Buying a House With a Partner Unequal Deposits
September 2025
Buying a home together is an exciting step for any couple. But what happens when one partner puts in a larger deposit than the other? In England and Wales, the law does not automatically protect unequal contributions unless the arrangements are clearly recorded. Without the right steps, one partner may risk losing out if the relationship breaks down.
This summary provides general information and does not constitute legal advice on any individual circumstances.
Why Unequal Deposits Matter
It is increasingly common for one partner to contribute more to a deposit, often with help from parents or family members. While this may feel straightforward at the time, difficulties can arise later if ownership is not set out properly. If the property is sold after a breakup, the starting point in law is usually an equal split — even if one person put in far more at the beginning.
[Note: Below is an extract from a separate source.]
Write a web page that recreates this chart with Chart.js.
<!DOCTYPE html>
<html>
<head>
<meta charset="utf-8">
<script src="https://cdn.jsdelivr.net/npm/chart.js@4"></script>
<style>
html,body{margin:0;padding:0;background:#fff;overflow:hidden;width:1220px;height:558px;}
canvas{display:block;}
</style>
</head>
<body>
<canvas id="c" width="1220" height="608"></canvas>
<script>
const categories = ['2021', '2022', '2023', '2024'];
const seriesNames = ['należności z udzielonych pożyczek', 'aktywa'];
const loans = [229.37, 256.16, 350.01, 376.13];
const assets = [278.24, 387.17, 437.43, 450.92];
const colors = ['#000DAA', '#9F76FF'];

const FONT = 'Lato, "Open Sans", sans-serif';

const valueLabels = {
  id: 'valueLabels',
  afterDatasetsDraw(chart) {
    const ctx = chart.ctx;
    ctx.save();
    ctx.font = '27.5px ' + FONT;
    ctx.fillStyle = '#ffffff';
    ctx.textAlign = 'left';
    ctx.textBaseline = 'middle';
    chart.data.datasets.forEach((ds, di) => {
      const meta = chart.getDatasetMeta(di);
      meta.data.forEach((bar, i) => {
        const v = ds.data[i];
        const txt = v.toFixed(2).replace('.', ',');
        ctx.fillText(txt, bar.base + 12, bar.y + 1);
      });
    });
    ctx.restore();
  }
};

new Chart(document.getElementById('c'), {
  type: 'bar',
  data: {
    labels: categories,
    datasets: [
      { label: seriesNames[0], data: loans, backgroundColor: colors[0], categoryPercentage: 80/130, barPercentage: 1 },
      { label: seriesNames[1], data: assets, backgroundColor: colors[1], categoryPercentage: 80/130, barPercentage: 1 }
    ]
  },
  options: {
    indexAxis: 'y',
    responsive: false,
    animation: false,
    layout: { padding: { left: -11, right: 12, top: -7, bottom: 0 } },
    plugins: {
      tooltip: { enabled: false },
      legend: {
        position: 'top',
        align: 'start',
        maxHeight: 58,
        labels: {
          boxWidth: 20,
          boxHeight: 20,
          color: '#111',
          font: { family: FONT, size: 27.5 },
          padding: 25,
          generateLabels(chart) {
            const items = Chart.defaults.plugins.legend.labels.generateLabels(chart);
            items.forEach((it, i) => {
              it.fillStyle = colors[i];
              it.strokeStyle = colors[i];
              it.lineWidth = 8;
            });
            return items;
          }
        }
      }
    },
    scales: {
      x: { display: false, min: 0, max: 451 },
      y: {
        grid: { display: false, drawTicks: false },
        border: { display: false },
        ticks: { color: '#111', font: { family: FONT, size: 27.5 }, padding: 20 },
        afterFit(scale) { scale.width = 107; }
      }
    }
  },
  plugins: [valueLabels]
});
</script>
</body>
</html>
The “Bigger Deposit Is Always Protected” Myth
Many people assume that if they put in the bigger deposit, they will automatically get it back if the relationship ends. In England & Wales, this is not the case. Unless the arrangement is recorded in writing — for example, in a declaration of trust — the law may treat both partners as owning the property equally.
Joint Tenants or Tenants in Common
When buying together, couples can choose how to hold the property. If they buy as joint tenants, they both own the property equally, meaning the equity is split 50/50, regardless of who paid what. If they buy as tenants in common, they can specify different shares, such as 70/30, to reflect unequal contributions. This option is often better when deposits are unequal and needs to be set out in writing when the property is purchased.
Protecting Contributions With a Declaration of Trust
A declaration of trust is a legal document that records how much each person contributed to the purchase and how the equity should be divided if the property is sold. It can be tailored to reflect deposits, mortgage payments, or other financial contributions. Without this document, it can be very difficult to prove who should get what back if the relationship ends.
The Role of Cohabitation Agreements
A cohabitation agreement can go further than a declaration of trust. It not only deals with ownership of the property but also sets out how bills, mortgage payments, and other expenses will be shared while living together. It can also cover what happens if one person wants to sell or move out in the future. Having this agreement in place provides clarity for both partners and reduces the chance of disputes later.
Why Clarity Is Important
Talking about money and ownership might feel uncomfortable at the start of a relationship, but it is an important step in protecting both partners. Without clear agreements, disputes can quickly become stressful and expensive to resolve. By setting out arrangements in writing, both partners know where they stand, and family members who may have helped with the deposit can also feel reassured that their support is protected.
Looking Ahead
Buying a house together is a big commitment. If one partner is contributing a larger deposit, it is important to make sure this is recognised legally. Choosing the right ownership structure, having a declaration of trust, or putting a cohabitation agreement in place can make all the difference in protecting your investment and avoiding disputes.